BEGIN Information supplied

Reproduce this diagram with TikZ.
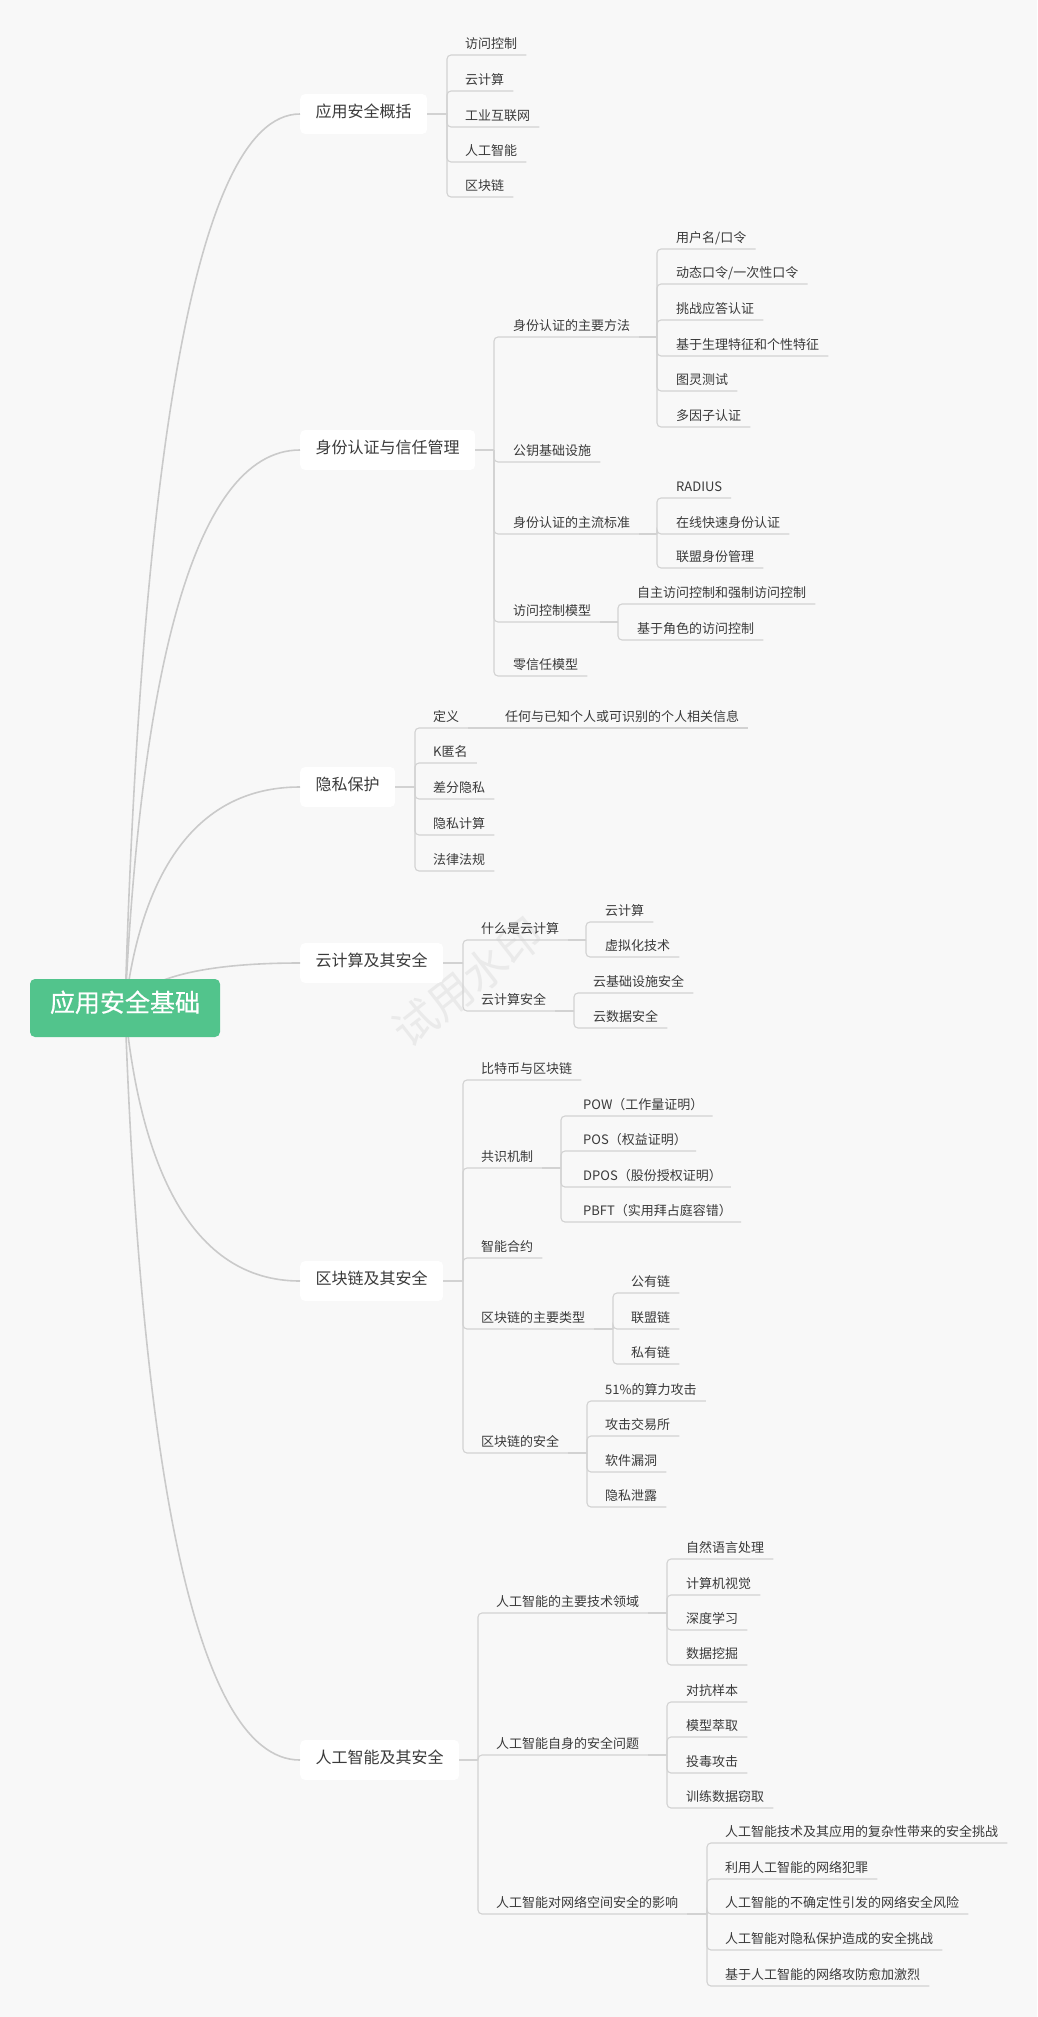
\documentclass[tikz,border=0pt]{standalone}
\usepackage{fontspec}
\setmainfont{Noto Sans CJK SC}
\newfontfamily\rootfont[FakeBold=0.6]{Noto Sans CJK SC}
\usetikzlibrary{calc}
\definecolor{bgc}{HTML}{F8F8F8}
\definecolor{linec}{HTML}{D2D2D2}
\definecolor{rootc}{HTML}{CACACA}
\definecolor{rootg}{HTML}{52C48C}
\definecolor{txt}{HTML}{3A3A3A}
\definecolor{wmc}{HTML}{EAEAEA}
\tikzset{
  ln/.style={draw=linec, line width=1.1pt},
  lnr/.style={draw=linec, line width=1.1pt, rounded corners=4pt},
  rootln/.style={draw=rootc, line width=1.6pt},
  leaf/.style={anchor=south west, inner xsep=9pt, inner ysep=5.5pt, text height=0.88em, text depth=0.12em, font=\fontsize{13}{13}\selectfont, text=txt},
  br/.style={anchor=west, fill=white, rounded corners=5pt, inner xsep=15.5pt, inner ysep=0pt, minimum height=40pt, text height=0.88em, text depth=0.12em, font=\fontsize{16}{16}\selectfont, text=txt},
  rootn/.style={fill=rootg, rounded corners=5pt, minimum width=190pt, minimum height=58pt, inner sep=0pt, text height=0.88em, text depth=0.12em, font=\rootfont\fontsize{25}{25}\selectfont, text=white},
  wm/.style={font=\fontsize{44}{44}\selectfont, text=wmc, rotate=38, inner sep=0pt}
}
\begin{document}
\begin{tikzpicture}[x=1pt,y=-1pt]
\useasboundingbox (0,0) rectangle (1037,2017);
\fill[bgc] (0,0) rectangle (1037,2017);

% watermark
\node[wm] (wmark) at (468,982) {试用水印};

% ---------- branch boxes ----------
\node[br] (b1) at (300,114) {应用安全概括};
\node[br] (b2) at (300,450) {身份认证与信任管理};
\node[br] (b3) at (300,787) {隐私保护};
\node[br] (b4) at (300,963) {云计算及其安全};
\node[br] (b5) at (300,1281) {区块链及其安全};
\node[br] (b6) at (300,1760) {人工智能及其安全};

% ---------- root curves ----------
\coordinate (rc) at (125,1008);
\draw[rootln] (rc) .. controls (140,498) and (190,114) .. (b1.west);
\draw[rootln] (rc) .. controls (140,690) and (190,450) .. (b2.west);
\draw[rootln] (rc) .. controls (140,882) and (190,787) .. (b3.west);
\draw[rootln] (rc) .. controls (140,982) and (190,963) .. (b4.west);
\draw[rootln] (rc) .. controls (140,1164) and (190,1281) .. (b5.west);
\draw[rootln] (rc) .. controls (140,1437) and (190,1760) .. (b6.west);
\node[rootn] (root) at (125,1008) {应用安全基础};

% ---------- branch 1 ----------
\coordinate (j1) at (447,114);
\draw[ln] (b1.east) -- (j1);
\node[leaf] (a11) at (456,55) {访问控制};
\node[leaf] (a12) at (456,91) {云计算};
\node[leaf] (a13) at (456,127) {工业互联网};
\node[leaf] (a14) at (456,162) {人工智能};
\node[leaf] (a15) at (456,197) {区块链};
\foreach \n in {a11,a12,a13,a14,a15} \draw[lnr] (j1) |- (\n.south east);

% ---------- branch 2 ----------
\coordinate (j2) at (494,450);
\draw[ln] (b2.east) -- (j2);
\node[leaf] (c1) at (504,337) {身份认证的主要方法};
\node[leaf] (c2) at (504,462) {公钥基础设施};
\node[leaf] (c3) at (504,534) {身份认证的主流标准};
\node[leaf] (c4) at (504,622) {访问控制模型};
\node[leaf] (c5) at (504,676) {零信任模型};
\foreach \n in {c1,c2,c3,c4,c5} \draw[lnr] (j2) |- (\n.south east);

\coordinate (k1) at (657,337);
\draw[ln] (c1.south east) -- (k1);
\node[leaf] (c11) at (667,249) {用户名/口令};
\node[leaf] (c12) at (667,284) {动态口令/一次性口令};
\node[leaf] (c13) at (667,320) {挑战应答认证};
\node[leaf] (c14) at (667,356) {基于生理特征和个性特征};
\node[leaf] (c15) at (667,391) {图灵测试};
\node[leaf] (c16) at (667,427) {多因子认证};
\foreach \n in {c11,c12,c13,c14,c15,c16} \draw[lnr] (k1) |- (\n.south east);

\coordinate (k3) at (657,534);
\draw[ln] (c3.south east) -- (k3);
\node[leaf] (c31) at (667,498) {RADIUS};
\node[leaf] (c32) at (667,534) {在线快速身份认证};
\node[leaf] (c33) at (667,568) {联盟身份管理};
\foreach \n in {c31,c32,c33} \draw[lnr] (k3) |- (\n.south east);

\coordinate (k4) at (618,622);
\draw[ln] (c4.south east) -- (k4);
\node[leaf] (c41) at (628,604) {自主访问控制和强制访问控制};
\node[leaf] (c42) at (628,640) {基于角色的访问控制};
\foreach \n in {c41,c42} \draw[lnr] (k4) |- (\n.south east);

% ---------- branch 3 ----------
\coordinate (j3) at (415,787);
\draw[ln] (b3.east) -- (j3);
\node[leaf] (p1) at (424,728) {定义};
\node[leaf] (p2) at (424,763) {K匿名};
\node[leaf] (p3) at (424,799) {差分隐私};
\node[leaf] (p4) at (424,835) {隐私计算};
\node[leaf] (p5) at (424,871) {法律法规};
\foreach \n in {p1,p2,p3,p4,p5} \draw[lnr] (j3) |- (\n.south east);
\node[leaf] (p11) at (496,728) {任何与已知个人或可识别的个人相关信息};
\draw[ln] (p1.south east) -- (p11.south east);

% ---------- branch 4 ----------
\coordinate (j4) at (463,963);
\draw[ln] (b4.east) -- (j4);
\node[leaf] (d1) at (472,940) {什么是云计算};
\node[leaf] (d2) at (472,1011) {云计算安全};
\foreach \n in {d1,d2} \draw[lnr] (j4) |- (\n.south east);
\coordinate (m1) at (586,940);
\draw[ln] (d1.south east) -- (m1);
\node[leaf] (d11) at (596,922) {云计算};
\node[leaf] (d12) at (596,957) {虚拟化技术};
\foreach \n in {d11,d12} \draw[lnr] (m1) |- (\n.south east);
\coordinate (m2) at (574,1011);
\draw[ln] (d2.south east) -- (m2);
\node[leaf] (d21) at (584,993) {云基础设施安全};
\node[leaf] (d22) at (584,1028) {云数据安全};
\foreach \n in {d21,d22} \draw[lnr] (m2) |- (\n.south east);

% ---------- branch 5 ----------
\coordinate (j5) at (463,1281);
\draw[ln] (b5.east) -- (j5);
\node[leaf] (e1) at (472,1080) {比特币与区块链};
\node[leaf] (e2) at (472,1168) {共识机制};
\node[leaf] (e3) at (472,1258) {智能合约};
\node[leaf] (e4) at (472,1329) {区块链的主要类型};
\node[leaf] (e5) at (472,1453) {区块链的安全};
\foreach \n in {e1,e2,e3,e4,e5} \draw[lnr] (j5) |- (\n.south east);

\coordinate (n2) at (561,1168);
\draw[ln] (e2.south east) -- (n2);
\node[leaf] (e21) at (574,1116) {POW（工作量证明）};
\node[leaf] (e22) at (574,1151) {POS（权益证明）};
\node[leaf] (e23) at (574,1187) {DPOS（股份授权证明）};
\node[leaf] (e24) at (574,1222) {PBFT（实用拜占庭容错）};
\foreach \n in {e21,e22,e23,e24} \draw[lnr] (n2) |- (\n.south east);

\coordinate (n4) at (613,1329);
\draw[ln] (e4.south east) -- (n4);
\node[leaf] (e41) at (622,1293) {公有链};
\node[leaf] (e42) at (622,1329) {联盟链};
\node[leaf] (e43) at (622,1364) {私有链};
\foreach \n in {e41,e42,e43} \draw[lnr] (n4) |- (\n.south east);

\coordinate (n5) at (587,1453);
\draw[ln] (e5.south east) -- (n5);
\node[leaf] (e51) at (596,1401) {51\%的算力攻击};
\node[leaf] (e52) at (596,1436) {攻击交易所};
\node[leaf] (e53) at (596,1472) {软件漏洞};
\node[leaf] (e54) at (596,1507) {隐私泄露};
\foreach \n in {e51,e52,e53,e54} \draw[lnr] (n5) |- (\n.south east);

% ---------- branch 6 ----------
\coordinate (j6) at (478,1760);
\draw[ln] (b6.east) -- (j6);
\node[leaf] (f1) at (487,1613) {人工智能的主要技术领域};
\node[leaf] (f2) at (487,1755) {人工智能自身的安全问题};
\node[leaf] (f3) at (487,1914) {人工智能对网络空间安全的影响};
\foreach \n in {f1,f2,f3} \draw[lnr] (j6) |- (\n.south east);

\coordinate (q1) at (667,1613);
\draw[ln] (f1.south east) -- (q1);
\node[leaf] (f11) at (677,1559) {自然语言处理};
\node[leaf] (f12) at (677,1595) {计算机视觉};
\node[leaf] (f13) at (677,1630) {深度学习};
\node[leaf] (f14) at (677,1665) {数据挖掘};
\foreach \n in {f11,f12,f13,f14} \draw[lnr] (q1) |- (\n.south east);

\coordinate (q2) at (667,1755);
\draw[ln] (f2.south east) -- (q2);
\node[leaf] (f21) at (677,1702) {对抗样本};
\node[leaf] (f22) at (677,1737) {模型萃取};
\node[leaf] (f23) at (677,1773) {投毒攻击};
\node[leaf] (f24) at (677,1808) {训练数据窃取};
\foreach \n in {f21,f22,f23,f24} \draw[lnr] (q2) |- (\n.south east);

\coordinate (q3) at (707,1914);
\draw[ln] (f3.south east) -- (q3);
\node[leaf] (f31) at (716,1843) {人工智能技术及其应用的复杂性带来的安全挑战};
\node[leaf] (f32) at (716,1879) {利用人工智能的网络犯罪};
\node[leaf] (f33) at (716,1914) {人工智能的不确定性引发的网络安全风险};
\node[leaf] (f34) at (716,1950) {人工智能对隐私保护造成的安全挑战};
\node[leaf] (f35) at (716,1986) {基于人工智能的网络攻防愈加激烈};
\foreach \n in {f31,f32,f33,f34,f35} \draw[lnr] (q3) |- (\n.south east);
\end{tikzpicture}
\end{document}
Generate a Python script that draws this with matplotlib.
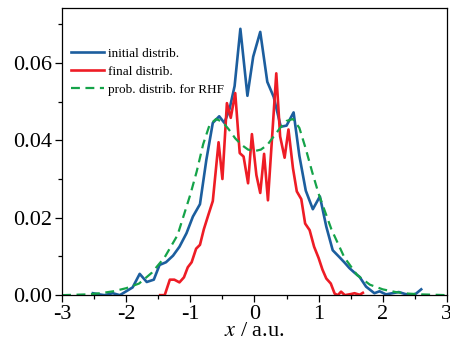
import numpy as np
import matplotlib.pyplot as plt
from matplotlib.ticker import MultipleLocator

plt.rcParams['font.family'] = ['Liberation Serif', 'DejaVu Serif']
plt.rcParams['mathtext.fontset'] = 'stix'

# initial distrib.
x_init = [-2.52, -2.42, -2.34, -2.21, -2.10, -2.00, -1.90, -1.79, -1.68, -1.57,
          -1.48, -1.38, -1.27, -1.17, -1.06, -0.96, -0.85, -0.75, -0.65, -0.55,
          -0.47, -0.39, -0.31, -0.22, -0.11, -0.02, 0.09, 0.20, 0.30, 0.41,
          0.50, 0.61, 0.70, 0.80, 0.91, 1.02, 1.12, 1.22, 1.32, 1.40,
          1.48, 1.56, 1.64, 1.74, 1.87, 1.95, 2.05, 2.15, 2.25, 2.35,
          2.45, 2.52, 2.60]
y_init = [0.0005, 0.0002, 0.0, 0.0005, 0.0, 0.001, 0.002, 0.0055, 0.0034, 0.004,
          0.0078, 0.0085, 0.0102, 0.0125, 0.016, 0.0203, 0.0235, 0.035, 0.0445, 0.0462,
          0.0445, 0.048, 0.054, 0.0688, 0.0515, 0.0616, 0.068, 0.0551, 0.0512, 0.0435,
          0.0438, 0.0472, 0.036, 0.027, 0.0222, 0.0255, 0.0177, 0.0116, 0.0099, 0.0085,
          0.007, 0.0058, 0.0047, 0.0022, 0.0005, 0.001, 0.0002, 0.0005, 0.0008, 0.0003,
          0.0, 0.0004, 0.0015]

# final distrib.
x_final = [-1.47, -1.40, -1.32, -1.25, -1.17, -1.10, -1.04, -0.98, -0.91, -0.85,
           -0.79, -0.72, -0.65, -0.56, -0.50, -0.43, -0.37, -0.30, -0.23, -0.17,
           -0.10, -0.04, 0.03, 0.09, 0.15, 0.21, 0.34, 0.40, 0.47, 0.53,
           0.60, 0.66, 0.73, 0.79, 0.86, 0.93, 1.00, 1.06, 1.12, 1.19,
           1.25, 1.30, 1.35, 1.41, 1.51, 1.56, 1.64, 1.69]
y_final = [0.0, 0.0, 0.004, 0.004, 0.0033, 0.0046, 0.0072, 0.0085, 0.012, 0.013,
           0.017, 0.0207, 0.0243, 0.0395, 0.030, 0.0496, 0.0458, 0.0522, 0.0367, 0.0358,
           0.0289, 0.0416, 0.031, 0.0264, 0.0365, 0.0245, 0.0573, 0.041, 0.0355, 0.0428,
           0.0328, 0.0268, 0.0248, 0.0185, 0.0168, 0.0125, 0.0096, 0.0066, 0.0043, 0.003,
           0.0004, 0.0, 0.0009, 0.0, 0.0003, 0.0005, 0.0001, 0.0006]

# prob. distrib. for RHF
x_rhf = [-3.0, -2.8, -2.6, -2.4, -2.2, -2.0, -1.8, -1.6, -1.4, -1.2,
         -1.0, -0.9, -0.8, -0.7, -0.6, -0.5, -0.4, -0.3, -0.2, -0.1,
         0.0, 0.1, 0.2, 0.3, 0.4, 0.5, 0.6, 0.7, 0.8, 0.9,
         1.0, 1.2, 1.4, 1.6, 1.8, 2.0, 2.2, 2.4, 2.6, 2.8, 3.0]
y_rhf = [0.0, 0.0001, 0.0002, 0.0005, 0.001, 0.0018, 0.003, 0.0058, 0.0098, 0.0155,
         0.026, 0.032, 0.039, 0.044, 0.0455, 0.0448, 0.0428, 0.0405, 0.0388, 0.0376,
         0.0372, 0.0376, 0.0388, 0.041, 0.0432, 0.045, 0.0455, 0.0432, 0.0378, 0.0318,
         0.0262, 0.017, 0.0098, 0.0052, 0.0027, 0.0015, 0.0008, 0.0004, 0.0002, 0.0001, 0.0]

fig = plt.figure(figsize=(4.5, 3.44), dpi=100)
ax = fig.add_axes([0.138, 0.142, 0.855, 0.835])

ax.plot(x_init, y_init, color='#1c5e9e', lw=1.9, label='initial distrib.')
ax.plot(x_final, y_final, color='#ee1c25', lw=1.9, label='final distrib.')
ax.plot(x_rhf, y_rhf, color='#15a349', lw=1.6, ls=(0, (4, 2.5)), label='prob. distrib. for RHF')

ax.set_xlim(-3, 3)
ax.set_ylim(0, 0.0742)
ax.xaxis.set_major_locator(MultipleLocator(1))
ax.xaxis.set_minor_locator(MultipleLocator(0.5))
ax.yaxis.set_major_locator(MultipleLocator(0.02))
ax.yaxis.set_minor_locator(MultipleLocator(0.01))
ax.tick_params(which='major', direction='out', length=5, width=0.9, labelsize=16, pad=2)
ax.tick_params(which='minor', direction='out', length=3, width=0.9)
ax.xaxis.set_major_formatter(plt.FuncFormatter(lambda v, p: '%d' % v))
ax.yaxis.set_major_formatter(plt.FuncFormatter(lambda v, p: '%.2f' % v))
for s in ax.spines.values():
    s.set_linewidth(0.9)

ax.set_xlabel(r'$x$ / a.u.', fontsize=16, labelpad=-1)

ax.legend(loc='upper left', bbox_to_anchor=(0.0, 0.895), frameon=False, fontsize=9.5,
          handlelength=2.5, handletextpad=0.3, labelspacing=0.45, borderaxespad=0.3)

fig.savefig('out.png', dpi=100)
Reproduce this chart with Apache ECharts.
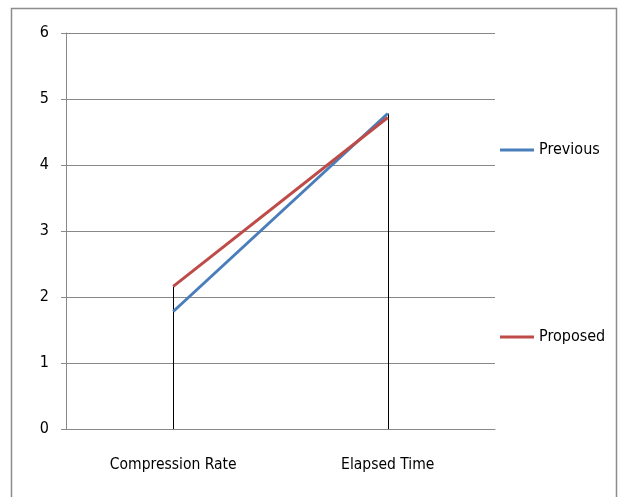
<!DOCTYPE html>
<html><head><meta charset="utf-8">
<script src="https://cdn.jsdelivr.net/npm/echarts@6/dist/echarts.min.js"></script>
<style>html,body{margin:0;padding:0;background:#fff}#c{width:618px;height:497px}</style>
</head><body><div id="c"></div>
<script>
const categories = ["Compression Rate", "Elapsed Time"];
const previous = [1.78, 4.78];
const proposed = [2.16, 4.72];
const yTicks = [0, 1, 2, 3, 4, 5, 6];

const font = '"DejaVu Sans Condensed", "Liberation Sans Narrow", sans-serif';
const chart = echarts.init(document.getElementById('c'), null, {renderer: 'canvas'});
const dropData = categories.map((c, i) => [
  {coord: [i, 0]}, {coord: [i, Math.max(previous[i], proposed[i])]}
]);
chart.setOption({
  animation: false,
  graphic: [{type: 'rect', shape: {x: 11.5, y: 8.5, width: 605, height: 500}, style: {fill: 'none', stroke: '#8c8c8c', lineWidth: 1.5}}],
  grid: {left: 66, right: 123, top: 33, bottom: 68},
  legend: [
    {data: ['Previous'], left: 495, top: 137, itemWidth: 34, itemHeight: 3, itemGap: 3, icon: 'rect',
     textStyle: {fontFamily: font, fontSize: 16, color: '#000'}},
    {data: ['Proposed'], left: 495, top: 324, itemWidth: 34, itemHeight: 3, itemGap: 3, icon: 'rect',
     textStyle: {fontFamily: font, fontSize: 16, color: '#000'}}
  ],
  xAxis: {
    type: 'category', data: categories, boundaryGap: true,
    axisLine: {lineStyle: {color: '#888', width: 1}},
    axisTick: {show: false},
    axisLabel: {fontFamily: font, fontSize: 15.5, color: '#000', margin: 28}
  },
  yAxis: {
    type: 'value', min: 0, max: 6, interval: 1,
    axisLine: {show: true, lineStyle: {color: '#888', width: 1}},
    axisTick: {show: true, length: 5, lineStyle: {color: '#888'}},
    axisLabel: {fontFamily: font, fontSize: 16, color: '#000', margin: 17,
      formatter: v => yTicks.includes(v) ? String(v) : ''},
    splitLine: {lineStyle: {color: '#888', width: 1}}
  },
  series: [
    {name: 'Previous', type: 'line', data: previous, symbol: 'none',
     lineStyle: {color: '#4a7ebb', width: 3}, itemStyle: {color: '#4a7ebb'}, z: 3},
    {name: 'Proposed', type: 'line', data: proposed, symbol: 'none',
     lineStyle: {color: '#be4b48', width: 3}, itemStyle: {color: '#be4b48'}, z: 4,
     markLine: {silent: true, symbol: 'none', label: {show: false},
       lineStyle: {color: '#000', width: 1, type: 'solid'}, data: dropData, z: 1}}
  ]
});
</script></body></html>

END Information supplied

* _Directions for this task_
Copy only the lines above from the one containing "Generate a Python" through the one containing "0.0004, 0.0, 0.0009, 0.0, 0.0003, 0.0005, 0.0001, 0.0006]", both included. Leave out the pictures.

* _Solution to this task_
Generate a Python script that draws this with matplotlib.
import numpy as np
import matplotlib.pyplot as plt
from matplotlib.ticker import MultipleLocator

plt.rcParams['font.family'] = ['Liberation Serif', 'DejaVu Serif']
plt.rcParams['mathtext.fontset'] = 'stix'

# initial distrib.
x_init = [-2.52, -2.42, -2.34, -2.21, -2.10, -2.00, -1.90, -1.79, -1.68, -1.57,
          -1.48, -1.38, -1.27, -1.17, -1.06, -0.96, -0.85, -0.75, -0.65, -0.55,
          -0.47, -0.39, -0.31, -0.22, -0.11, -0.02, 0.09, 0.20, 0.30, 0.41,
          0.50, 0.61, 0.70, 0.80, 0.91, 1.02, 1.12, 1.22, 1.32, 1.40,
          1.48, 1.56, 1.64, 1.74, 1.87, 1.95, 2.05, 2.15, 2.25, 2.35,
          2.45, 2.52, 2.60]
y_init = [0.0005, 0.0002, 0.0, 0.0005, 0.0, 0.001, 0.002, 0.0055, 0.0034, 0.004,
          0.0078, 0.0085, 0.0102, 0.0125, 0.016, 0.0203, 0.0235, 0.035, 0.0445, 0.0462,
          0.0445, 0.048, 0.054, 0.0688, 0.0515, 0.0616, 0.068, 0.0551, 0.0512, 0.0435,
          0.0438, 0.0472, 0.036, 0.027, 0.0222, 0.0255, 0.0177, 0.0116, 0.0099, 0.0085,
          0.007, 0.0058, 0.0047, 0.0022, 0.0005, 0.001, 0.0002, 0.0005, 0.0008, 0.0003,
          0.0, 0.0004, 0.0015]

# final distrib.
x_final = [-1.47, -1.40, -1.32, -1.25, -1.17, -1.10, -1.04, -0.98, -0.91, -0.85,
           -0.79, -0.72, -0.65, -0.56, -0.50, -0.43, -0.37, -0.30, -0.23, -0.17,
           -0.10, -0.04, 0.03, 0.09, 0.15, 0.21, 0.34, 0.40, 0.47, 0.53,
           0.60, 0.66, 0.73, 0.79, 0.86, 0.93, 1.00, 1.06, 1.12, 1.19,
           1.25, 1.30, 1.35, 1.41, 1.51, 1.56, 1.64, 1.69]
y_final = [0.0, 0.0, 0.004, 0.004, 0.0033, 0.0046, 0.0072, 0.0085, 0.012, 0.013,
           0.017, 0.0207, 0.0243, 0.0395, 0.030, 0.0496, 0.0458, 0.0522, 0.0367, 0.0358,
           0.0289, 0.0416, 0.031, 0.0264, 0.0365, 0.0245, 0.0573, 0.041, 0.0355, 0.0428,
           0.0328, 0.0268, 0.0248, 0.0185, 0.0168, 0.0125, 0.0096, 0.0066, 0.0043, 0.003,
           0.0004, 0.0, 0.0009, 0.0, 0.0003, 0.0005, 0.0001, 0.0006]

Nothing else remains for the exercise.